Un dispositif ciblé sur les fins de carrière

Entre ces deux positions, FO et la CFE-CGC sont plus mesurées. La centrale de l’avenue du Maine redoute que le dispositif constitue un frein à l’embauche ou à la mobilité des seniors qui mécaniquement disposeront d’un compte bien doté, contrairement à leurs cadets. C’est pourquoi FO, par la voix de Patricia Drevon, secrétaire confédérale, demande que le Cetu soit prioritairement ciblé sur les fins de carrière, voire en direction des métiers en tension ou pénibles. “Nous ne sommes pas forcément favorables à une utilisation pour un aménagement en cours de carrière mais ce n’est pas non plus une ligne rouge”.

Jean-François Foucard, le négociateur de la CFE-CGC, propose, lui, une alternative “moins ambitieuse” : un compte épargne-temps universel mais non portable d’une entreprise à l’autre. L’objectif serait de transférer les droits acquis sur des outils d’épargne salariale (type un PER obligatoire ou Pero, ex article 83) en vue de constituer une épargne retraite.

La CGT ne s’est pas exprimée à l’issue de cette réunion.

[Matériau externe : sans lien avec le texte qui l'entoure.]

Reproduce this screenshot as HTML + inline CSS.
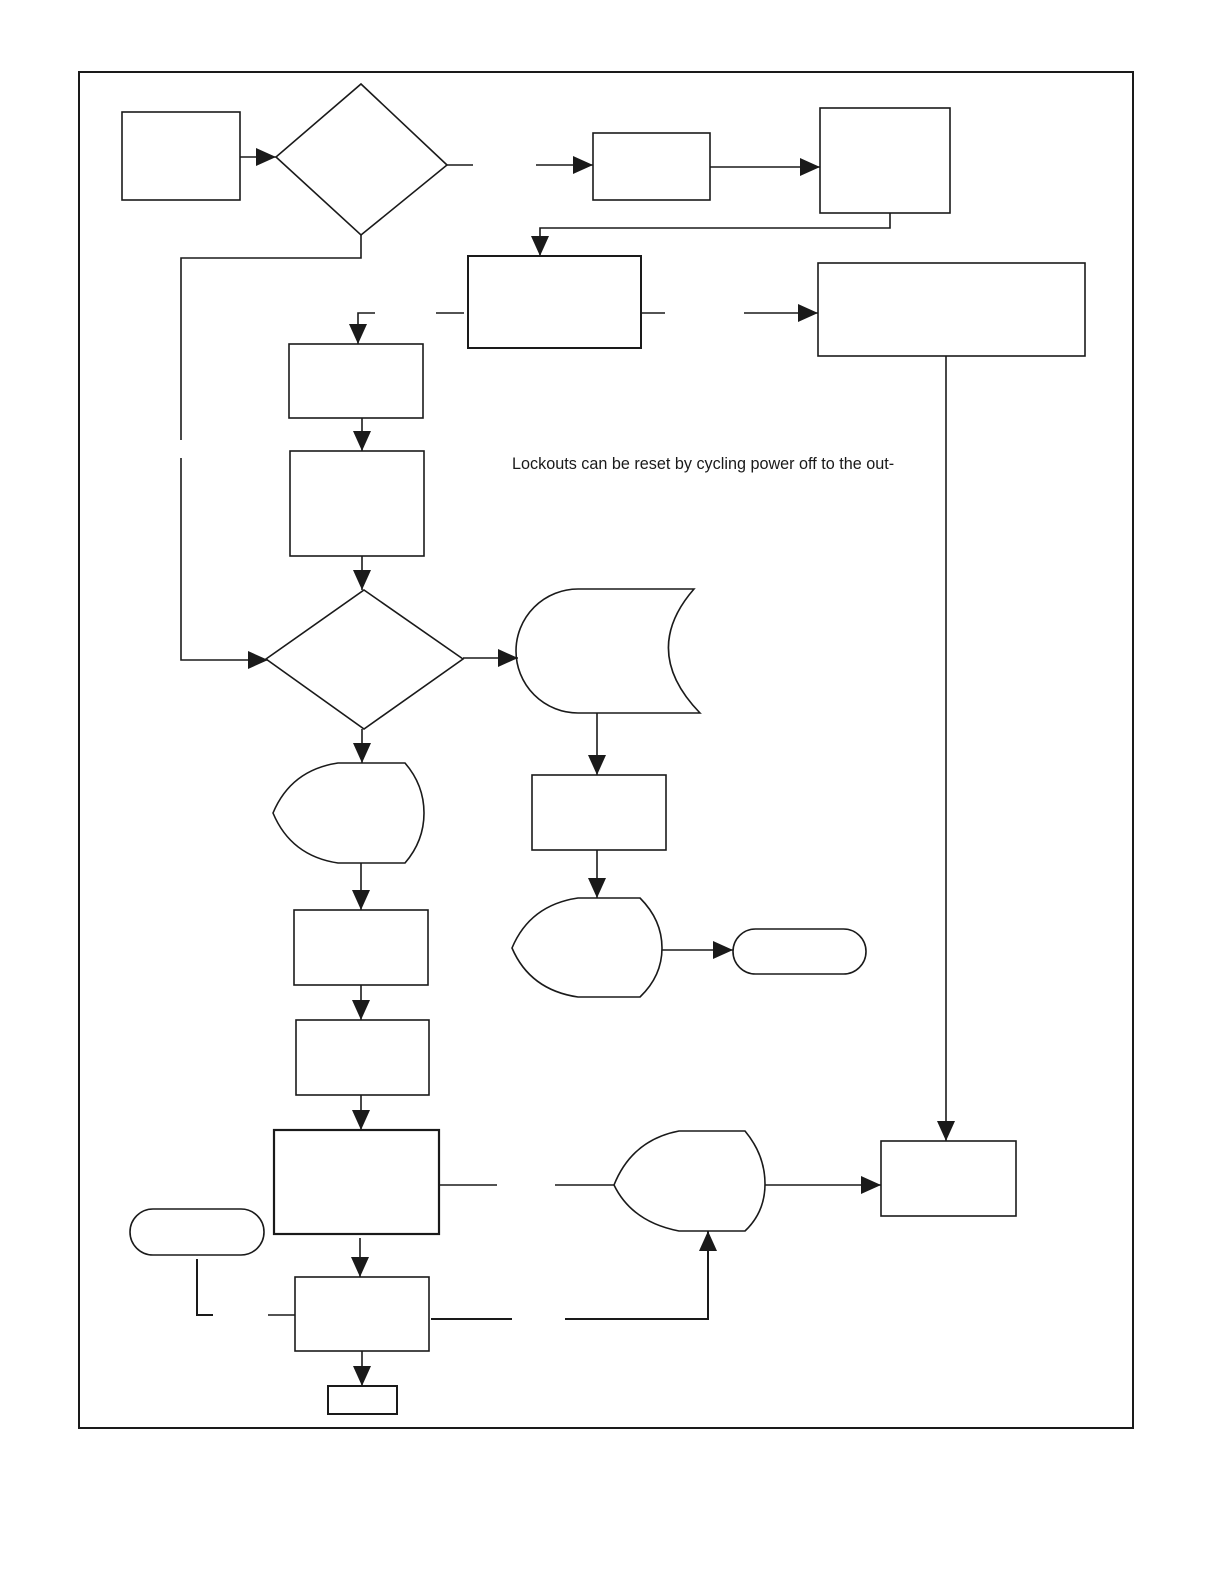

La prochaine séance de négociation, fixée le 1er mars, balaiera l’ensemble des thématiques avant la présentation, le 7 mars, des têtes de chapitres d’un potentiel accord. Sans référence au Cetu donc. Quitte à ce que le débat ne revienne à l’Assemblée nationale, lors de l’examen de la future loi sur la réforme du marché du travail.